5 Places to Put Down Your Cell Phone

You can do it! Yes. You can.

If you read last week’s blog post, you know how distracting a cell phone can be in a meeting – and how that might hamper your success in the office.  

This week, we explore 4 other areas where cell phones aren’t only distracting - they are downright rude. 

Meetings

If you didn’t have a chance to read last week’s post, you can do so here.

Airport Security Line (Or the Starbucks checkout line. Or any line for that matter!)

Nothing is more frustrating for those people standing behind you (or the TSA agent or for the person at the register) than when you are too busy chatting on the phone to place your order, pay your bill or walk through security. We are all busy people. Don’t show others that you think you’re better than them by being disrespectful with their time. Be ready with your order and ready with your money. Thank you very much.

In Bed

Friend, if you want to have more intimacy (and don’t we all?), put the phone down. There. You’re welcome. 

Seriously, so, many relationships could be improved if partners simply communicated more. Instead, we are all “busy” liking posts on Instagram or reading what some politician did in Washington today. And the sad thing is that nothing should be as important as that person you are lucky enough to lay next to.
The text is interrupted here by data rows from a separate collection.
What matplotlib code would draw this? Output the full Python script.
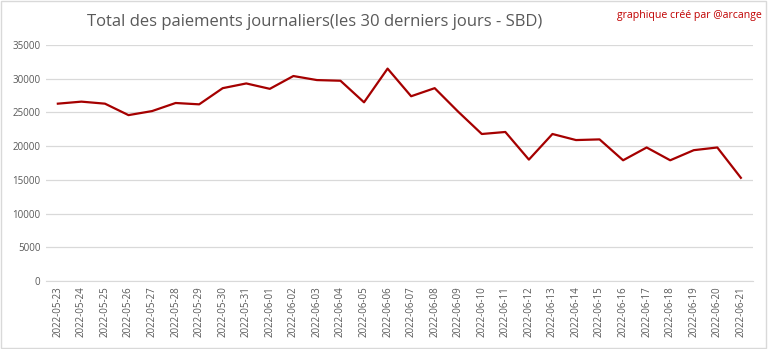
import matplotlib

matplotlib.use("Agg")
import matplotlib.pyplot as plt
from matplotlib.patches import Rectangle

# Daily payouts over the last 30 days (SBD)
dates = [
    "2022-05-23", "2022-05-24", "2022-05-25", "2022-05-26", "2022-05-27",
    "2022-05-28", "2022-05-29", "2022-05-30", "2022-05-31", "2022-06-01",
    "2022-06-02", "2022-06-03", "2022-06-04", "2022-06-05", "2022-06-06",
    "2022-06-07", "2022-06-08", "2022-06-09", "2022-06-10", "2022-06-11",
    "2022-06-12", "2022-06-13", "2022-06-14", "2022-06-15", "2022-06-16",
    "2022-06-17", "2022-06-18", "2022-06-19", "2022-06-20", "2022-06-21",
]
payouts = [
    26300, 26600, 26300, 24600, 25200, 26400, 26200, 28600, 29300, 28500,
    30400, 29800, 29700, 26500, 31500, 27400, 28600, 25100, 21800, 22100,
    18000, 21800, 20900, 21000, 17900, 19800, 17900, 19400, 19800, 15300,
]
y_ticks = [0, 5000, 10000, 15000, 20000, 25000, 30000, 35000]

plt.rcParams["font.family"] = ["Open Sans", "DejaVu Sans"]

fig = plt.figure(figsize=(7.68, 3.49), dpi=100)
ax = fig.add_axes([0.06, 0.195, 0.92, 0.676])

x = range(len(dates))
ax.plot(x, payouts, color="#A50000", linewidth=1.6)

ax.set_xlim(-0.5, len(dates) - 0.5)
ax.set_ylim(0, 35000)
ax.set_yticks(y_ticks)
ax.set_yticklabels([str(v) for v in y_ticks], fontsize=7, color="#595959")
ax.set_xticks(list(x))
ax.set_xticklabels(dates, rotation=90, fontsize=7, color="#595959")
ax.tick_params(length=0, pad=4)

ax.grid(axis="y", color="#d9d9d9", linewidth=0.9)
ax.set_axisbelow(True)
for side in ["top", "right", "left"]:
    ax.spines[side].set_visible(False)
ax.spines["bottom"].set_color("#d9d9d9")

fig.text(0.41, 0.937, "Total des paiements journaliers(les 30 derniers jours - SBD)",
         ha="center", va="center", fontsize=12, color="#595959")
fig.text(0.992, 0.955, "graphique créé par @arcange", ha="right", va="center",
         fontsize=7.6, color="#C00000")

# light chart border
fig.patches.append(Rectangle((0.001, 0.002), 0.997, 0.995, transform=fig.transFigure,
                             fill=False, edgecolor="#d9d9d9", linewidth=1))

fig.savefig("out.png", facecolor="white")
plt.close(fig)
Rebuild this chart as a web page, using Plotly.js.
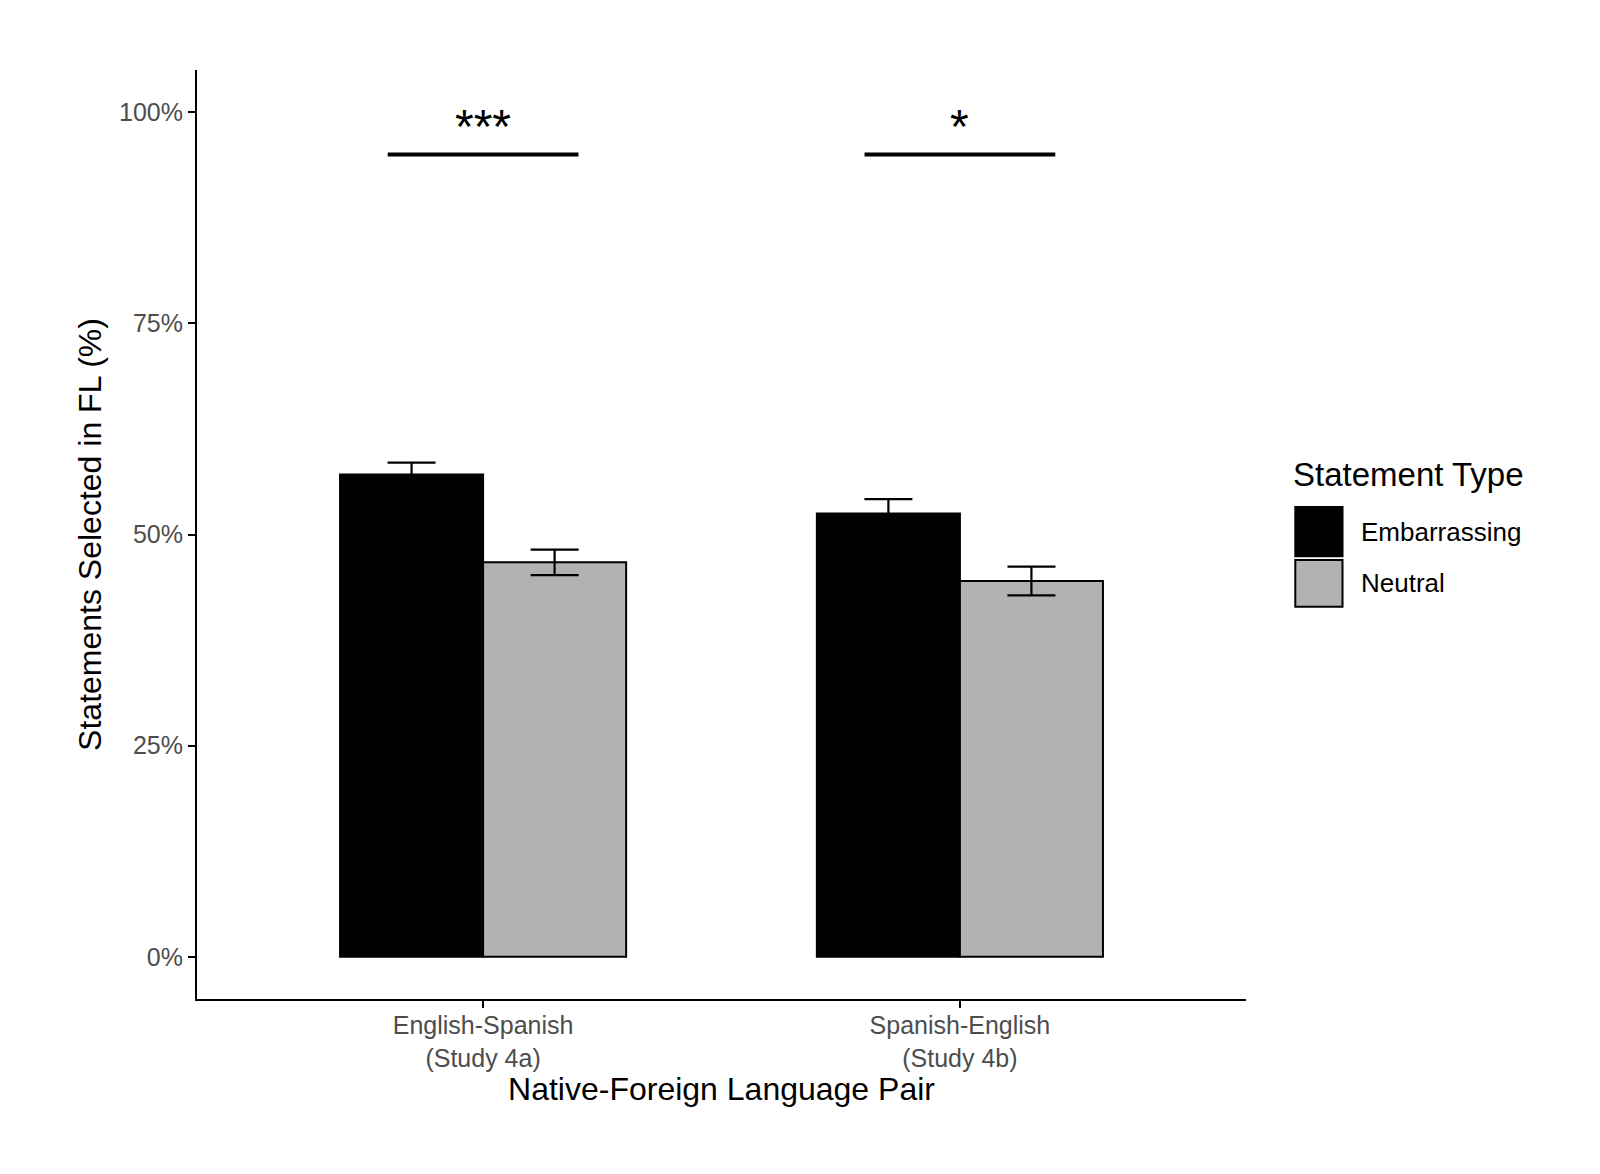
<!DOCTYPE html>
<html>
<head>
<meta charset="utf-8">
<script src="https://cdn.plot.ly/plotly-3.0.1.min.js"></script>
<style>
  body { margin: 0; background: #fff; }
  #graphDiv { width: 1600px; height: 1174px; }
</style>
</head>
<body>
<div id="graphDiv"></div>
<script>
// data
var pairs = ['English-Spanish', 'Spanish-English'];
var pairLabels = ['English-Spanish<br>(Study 4a)', 'Spanish-English<br>(Study 4b)'];
var embarrassing = [57.1, 52.5];
var embarrassingSE = [1.4, 1.7];
var neutral = [46.7, 44.5];
var neutralSE = [1.5, 1.7];
var sigStars = ['***', '*'];
var sigLevel = 95;
var yTicks = [0, 25, 50, 75, 100];
var yTickText = ['0%', '25%', '50%', '75%', '100%'];

function initGraph()
{
  var trace1 = {
    x: pairs,
    y: embarrassing,
    name: 'Embarrassing',
    type: 'bar',
    marker: {color: '#000000', line: {color: '#000000', width: 2}},
    error_y: {type: 'data', array: embarrassingSE, visible: true,
              color: '#000000', thickness: 2.2, width: 24}
  };

  var trace2 = {
    x: pairs,
    y: neutral,
    name: 'Neutral',
    type: 'bar',
    marker: {color: '#b2b2b2', line: {color: '#000000', width: 2}},
    error_y: {type: 'data', array: neutralSE, visible: true,
              color: '#000000', thickness: 2.2, width: 24}
  };

  var data = [trace1, trace2];

  // significance bars and stars over each pair
  var shapes = [];
  var annotations = [];
  for (var i = 0; i < pairs.length; i++) {
    shapes.push({
      type: 'line', xref: 'x', yref: 'y',
      x0: i - 0.2, x1: i + 0.2, y0: sigLevel, y1: sigLevel,
      line: {color: '#000000', width: 4}
    });
    annotations.push({
      xref: 'x', yref: 'y', x: i, y: sigLevel + 3.3,
      text: sigStars[i], showarrow: false,
      yanchor: 'middle',
      font: {family: 'Liberation Sans, Arial, sans-serif', size: 48, color: '#000000'}
    });
  }

  // legend drawn by hand so the keys get ggplot-sized squares
  var keyColors = ['#000000', '#b2b2b2'];
  var keyNames = ['Embarrassing', 'Neutral'];
  var keyTop = [0.5296, 0.4726];
  var keyBot = [0.4766, 0.4221];
  for (var k = 0; k < keyNames.length; k++) {
    shapes.push({
      type: 'rect', xref: 'paper', yref: 'paper',
      x0: 1.047, x1: 1.092, y0: keyBot[k], y1: keyTop[k],
      fillcolor: keyColors[k], line: {color: '#000000', width: 2}
    });
    annotations.push({
      xref: 'paper', yref: 'paper', x: 1.108, y: (keyTop[k] + keyBot[k]) / 2,
      xanchor: 'left', yanchor: 'middle', showarrow: false,
      text: keyNames[k],
      font: {family: 'Liberation Sans, Arial, sans-serif', size: 26, color: '#000000'}
    });
  }
  annotations.push({
    xref: 'paper', yref: 'paper', x: 1.043, y: 0.5642,
    xanchor: 'left', yanchor: 'middle', showarrow: false,
    text: 'Statement Type',
    font: {family: 'Liberation Sans, Arial, sans-serif', size: 33, color: '#000000'}
  });

  var layout = {
    width: 1600,
    height: 1174,
    margin: {l: 197, r: 354, t: 70, b: 175},
    paper_bgcolor: '#ffffff',
    plot_bgcolor: '#ffffff',
    font: {family: 'Liberation Sans, Arial, sans-serif', color: '#000000'},
    barmode: 'group',
    bargap: 0.4,
    bargroupgap: 0,
    showlegend: false,
    xaxis: {
      type: 'category',
      range: [-0.6, 1.6],
      tickvals: pairs,
      ticktext: pairLabels,
      showline: true, linecolor: '#000000', linewidth: 2,
      ticks: 'outside', ticklen: 7, tickwidth: 2, tickcolor: '#000000',
      ticklabelstandoff: -4,
      showgrid: false, zeroline: false,
      tickfont: {size: 25, color: '#4d4d4d'},
      title: {text: 'Native-Foreign Language Pair', font: {size: 32, color: '#000000'}, standoff: 2}
    },
    yaxis: {
      range: [-5, 105],
      tickvals: yTicks,
      ticktext: yTickText,
      showline: true, linecolor: '#000000', linewidth: 2,
      ticks: 'outside', ticklen: 7, tickwidth: 2, tickcolor: '#000000',
      showgrid: false, zeroline: false,
      tickfont: {size: 25, color: '#4d4d4d'},
      title: {text: 'Statements Selected in FL (%)', font: {size: 32, color: '#000000'}, standoff: 8}
    },
    shapes: shapes,
    annotations: annotations
  };

  Plotly.newPlot('graphDiv', data, layout, {staticPlot: true});
}
initGraph();
</script>
</body>
</html>
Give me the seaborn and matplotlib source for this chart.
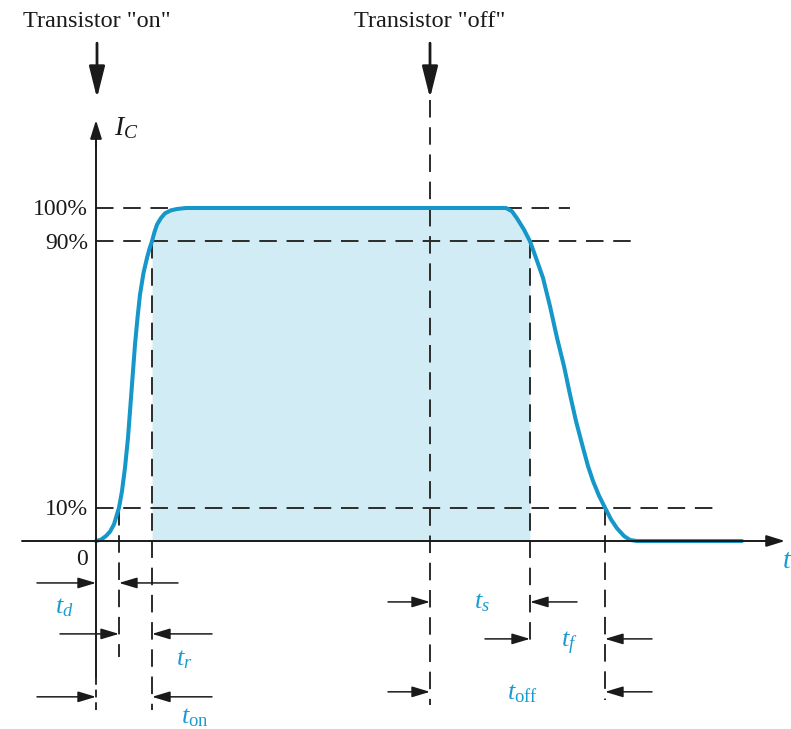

So, put the phone down and connect with them - not some guy from high school that you haven’t spoken to in years!

Kids Activities

Show your kids you care by showing up for them. And I’m not talking about showing up and then scrolling through your social media feed aimlessly. (Yes, we see you over there in the back row of the auditorium.)

No, show up and actually pay attention to their school play, basketball game or school assembly.  Sit front row and cheer them on. The days are long but the years are short, y’all. Trust me, you don’t want to look back and realize that you were too busy trolling on Facebook.

Theater

I think we’ve all been there. The movie lights dim. The music fades. And then. Your seatmate’s phone lights up. UGH.

For the rest of the movie, all you can hear is the tap-tap-tapping of text messages going back and forth. And you leave wondering if they even watched the dang movie. 

Do everyone a favor, don’t be that guy/gal. Put your phone in DND mode, grab a popcorn and a diet coke, and actually enjoy the show.